— Begin —

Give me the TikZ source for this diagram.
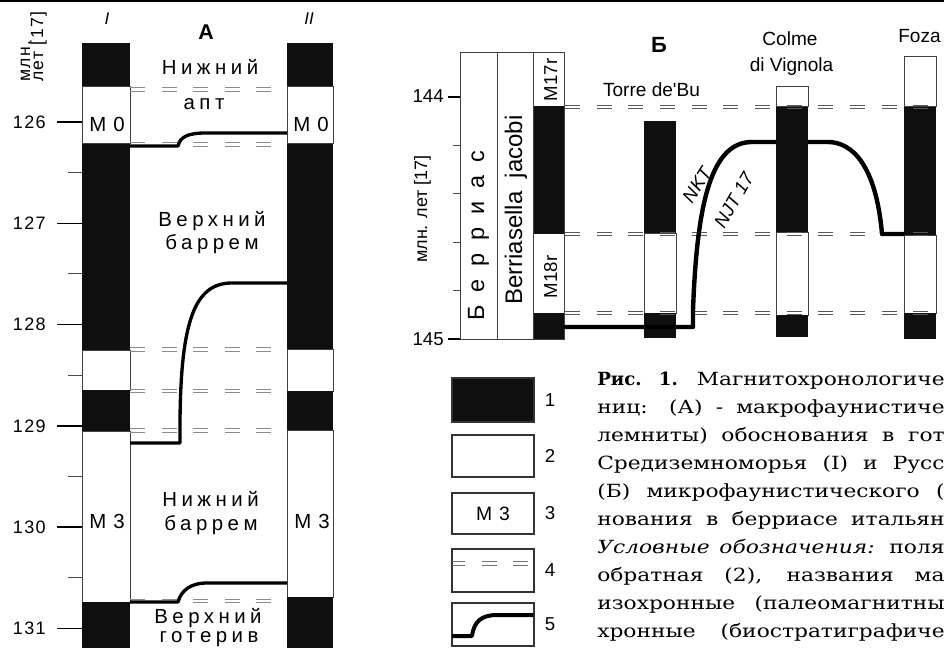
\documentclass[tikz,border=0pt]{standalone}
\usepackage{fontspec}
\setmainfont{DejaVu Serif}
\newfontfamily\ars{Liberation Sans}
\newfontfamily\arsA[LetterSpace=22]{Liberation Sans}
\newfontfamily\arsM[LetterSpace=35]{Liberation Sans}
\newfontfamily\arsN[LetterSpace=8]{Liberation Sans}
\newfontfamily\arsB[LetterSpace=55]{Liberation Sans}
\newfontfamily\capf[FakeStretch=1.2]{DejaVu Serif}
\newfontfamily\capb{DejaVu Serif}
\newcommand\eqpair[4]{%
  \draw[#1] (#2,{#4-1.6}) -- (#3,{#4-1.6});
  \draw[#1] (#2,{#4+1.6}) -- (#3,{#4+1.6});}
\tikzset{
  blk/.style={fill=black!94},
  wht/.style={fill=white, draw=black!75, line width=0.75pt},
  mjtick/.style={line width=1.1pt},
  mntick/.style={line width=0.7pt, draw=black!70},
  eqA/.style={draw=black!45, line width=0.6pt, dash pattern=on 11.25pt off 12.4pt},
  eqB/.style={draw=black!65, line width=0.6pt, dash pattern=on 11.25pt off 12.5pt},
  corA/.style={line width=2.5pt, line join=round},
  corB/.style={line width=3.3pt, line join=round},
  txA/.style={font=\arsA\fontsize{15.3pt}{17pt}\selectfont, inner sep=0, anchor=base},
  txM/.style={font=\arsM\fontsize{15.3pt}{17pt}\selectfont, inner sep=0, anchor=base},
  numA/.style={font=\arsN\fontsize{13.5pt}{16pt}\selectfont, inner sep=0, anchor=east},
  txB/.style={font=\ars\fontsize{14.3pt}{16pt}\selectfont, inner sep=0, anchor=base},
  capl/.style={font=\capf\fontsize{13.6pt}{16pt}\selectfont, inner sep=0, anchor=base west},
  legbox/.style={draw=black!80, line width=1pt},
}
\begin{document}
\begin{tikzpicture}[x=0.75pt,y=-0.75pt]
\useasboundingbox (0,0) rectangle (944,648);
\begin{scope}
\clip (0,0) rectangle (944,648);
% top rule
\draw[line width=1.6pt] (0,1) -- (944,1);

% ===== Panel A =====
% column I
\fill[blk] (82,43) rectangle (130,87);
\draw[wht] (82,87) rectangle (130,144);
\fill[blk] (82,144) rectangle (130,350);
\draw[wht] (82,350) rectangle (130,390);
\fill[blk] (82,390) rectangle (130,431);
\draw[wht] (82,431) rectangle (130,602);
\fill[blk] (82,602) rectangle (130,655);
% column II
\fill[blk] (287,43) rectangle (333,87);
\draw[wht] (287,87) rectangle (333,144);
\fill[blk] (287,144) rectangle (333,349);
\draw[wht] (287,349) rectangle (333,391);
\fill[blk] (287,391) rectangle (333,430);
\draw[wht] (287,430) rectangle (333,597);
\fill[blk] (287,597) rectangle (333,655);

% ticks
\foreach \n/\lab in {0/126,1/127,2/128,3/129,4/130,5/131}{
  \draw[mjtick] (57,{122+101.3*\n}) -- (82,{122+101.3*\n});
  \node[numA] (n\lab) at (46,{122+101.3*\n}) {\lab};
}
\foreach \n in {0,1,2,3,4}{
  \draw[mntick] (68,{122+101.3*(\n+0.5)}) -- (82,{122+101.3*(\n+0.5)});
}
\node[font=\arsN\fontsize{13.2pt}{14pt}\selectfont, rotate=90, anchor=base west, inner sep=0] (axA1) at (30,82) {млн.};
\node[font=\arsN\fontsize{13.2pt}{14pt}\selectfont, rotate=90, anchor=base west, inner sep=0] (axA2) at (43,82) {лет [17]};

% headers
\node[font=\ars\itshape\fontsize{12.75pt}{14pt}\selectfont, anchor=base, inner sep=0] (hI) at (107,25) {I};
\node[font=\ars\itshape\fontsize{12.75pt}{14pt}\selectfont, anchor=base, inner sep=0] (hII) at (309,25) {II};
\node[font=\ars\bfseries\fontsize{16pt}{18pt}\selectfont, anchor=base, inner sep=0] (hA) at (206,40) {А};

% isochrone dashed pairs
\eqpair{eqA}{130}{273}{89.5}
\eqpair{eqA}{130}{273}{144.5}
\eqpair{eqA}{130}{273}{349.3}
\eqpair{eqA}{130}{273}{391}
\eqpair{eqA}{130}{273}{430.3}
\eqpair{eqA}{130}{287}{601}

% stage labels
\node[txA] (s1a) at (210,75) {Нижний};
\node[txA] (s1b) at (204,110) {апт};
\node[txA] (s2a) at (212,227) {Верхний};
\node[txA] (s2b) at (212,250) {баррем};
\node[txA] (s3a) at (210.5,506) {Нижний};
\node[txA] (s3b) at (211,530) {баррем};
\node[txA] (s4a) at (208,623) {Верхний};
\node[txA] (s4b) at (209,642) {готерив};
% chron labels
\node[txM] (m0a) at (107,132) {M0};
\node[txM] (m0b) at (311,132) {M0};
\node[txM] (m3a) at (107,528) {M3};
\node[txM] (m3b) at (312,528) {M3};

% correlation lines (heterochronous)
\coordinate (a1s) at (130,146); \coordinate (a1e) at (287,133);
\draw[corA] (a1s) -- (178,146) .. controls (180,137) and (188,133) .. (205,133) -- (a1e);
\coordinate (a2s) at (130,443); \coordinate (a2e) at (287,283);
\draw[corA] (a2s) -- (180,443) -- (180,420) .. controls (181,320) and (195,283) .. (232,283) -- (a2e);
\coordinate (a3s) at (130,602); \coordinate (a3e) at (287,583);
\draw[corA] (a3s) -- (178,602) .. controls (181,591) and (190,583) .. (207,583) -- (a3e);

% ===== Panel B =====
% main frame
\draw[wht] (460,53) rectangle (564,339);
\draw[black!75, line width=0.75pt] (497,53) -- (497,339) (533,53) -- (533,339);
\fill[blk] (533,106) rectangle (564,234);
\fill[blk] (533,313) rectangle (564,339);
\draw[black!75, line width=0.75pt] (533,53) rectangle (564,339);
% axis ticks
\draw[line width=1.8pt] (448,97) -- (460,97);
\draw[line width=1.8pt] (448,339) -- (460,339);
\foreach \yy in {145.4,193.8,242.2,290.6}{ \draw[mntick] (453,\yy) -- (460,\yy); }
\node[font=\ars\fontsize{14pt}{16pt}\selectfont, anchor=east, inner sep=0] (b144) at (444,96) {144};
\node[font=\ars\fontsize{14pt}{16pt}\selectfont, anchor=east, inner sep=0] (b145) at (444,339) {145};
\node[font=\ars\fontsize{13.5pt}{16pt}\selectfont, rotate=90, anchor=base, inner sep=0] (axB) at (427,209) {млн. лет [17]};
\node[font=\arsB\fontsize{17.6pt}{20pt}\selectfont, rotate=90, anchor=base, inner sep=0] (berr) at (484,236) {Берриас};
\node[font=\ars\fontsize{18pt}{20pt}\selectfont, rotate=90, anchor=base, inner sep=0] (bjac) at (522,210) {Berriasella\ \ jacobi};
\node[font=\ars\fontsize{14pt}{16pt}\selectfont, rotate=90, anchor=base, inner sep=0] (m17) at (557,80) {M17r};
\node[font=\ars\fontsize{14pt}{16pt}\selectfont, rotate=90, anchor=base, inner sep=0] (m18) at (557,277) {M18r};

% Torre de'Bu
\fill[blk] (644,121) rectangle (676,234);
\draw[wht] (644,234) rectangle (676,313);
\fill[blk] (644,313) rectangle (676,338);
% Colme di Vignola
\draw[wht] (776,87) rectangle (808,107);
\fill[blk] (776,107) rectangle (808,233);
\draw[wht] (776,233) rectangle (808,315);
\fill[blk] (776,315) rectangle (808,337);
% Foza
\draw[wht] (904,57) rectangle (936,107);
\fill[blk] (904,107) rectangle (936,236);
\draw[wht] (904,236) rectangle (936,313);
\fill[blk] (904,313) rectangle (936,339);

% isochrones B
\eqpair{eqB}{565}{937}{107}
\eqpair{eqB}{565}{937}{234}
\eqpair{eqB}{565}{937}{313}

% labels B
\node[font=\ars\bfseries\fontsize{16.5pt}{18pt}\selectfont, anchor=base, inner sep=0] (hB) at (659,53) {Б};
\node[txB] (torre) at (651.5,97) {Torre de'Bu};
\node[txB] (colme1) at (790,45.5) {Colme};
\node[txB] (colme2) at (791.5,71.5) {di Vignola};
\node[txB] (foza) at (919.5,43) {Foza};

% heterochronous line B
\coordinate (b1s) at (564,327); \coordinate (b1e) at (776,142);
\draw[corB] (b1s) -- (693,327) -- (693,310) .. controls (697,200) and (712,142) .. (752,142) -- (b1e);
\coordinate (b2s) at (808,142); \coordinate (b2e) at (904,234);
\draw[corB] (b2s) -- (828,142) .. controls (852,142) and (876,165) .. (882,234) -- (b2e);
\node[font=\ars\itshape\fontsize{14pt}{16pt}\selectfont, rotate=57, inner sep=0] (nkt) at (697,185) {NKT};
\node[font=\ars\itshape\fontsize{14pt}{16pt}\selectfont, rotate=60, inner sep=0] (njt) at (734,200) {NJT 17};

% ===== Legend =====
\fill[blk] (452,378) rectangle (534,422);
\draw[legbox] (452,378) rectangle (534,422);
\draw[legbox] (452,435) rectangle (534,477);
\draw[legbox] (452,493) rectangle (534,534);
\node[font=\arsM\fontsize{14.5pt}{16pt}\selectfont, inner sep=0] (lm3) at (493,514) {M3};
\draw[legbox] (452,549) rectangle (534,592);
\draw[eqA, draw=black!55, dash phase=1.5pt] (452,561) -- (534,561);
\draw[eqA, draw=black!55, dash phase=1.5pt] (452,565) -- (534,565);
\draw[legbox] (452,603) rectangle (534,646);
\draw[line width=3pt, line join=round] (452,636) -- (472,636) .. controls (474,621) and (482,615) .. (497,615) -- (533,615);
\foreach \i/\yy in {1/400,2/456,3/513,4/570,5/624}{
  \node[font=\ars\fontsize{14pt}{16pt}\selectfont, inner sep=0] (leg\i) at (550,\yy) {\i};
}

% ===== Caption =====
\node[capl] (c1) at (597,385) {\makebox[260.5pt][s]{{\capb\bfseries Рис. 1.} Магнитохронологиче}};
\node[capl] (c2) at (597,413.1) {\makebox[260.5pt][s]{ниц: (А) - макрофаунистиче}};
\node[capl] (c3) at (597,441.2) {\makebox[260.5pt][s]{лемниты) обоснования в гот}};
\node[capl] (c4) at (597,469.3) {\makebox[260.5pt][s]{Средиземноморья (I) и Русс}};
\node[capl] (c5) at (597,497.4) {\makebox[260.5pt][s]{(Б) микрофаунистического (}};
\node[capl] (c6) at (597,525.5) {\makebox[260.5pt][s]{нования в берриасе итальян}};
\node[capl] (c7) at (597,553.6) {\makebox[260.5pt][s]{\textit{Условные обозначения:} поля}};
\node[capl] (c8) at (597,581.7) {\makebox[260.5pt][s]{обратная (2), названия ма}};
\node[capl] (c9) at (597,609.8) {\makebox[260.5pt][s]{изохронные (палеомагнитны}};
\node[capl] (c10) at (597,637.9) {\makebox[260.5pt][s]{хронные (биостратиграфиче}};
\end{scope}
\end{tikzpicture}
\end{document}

— End —

Work instructions:
Exactly reproduce the run of lines from the start of the listing through the line with "(0,1) -- (944,1);", inclusive; pictures are not copied.

The result:
Give me the TikZ source for this diagram.
\documentclass[tikz,border=0pt]{standalone}
\usepackage{fontspec}
\setmainfont{DejaVu Serif}
\newfontfamily\ars{Liberation Sans}
\newfontfamily\arsA[LetterSpace=22]{Liberation Sans}
\newfontfamily\arsM[LetterSpace=35]{Liberation Sans}
\newfontfamily\arsN[LetterSpace=8]{Liberation Sans}
\newfontfamily\arsB[LetterSpace=55]{Liberation Sans}
\newfontfamily\capf[FakeStretch=1.2]{DejaVu Serif}
\newfontfamily\capb{DejaVu Serif}
\newcommand\eqpair[4]{%
  \draw[#1] (#2,{#4-1.6}) -- (#3,{#4-1.6});
  \draw[#1] (#2,{#4+1.6}) -- (#3,{#4+1.6});}
\tikzset{
  blk/.style={fill=black!94},
  wht/.style={fill=white, draw=black!75, line width=0.75pt},
  mjtick/.style={line width=1.1pt},
  mntick/.style={line width=0.7pt, draw=black!70},
  eqA/.style={draw=black!45, line width=0.6pt, dash pattern=on 11.25pt off 12.4pt},
  eqB/.style={draw=black!65, line width=0.6pt, dash pattern=on 11.25pt off 12.5pt},
  corA/.style={line width=2.5pt, line join=round},
  corB/.style={line width=3.3pt, line join=round},
  txA/.style={font=\arsA\fontsize{15.3pt}{17pt}\selectfont, inner sep=0, anchor=base},
  txM/.style={font=\arsM\fontsize{15.3pt}{17pt}\selectfont, inner sep=0, anchor=base},
  numA/.style={font=\arsN\fontsize{13.5pt}{16pt}\selectfont, inner sep=0, anchor=east},
  txB/.style={font=\ars\fontsize{14.3pt}{16pt}\selectfont, inner sep=0, anchor=base},
  capl/.style={font=\capf\fontsize{13.6pt}{16pt}\selectfont, inner sep=0, anchor=base west},
  legbox/.style={draw=black!80, line width=1pt},
}
\begin{document}
\begin{tikzpicture}[x=0.75pt,y=-0.75pt]
\useasboundingbox (0,0) rectangle (944,648);
\begin{scope}
\clip (0,0) rectangle (944,648);
% top rule
\draw[line width=1.6pt] (0,1) -- (944,1);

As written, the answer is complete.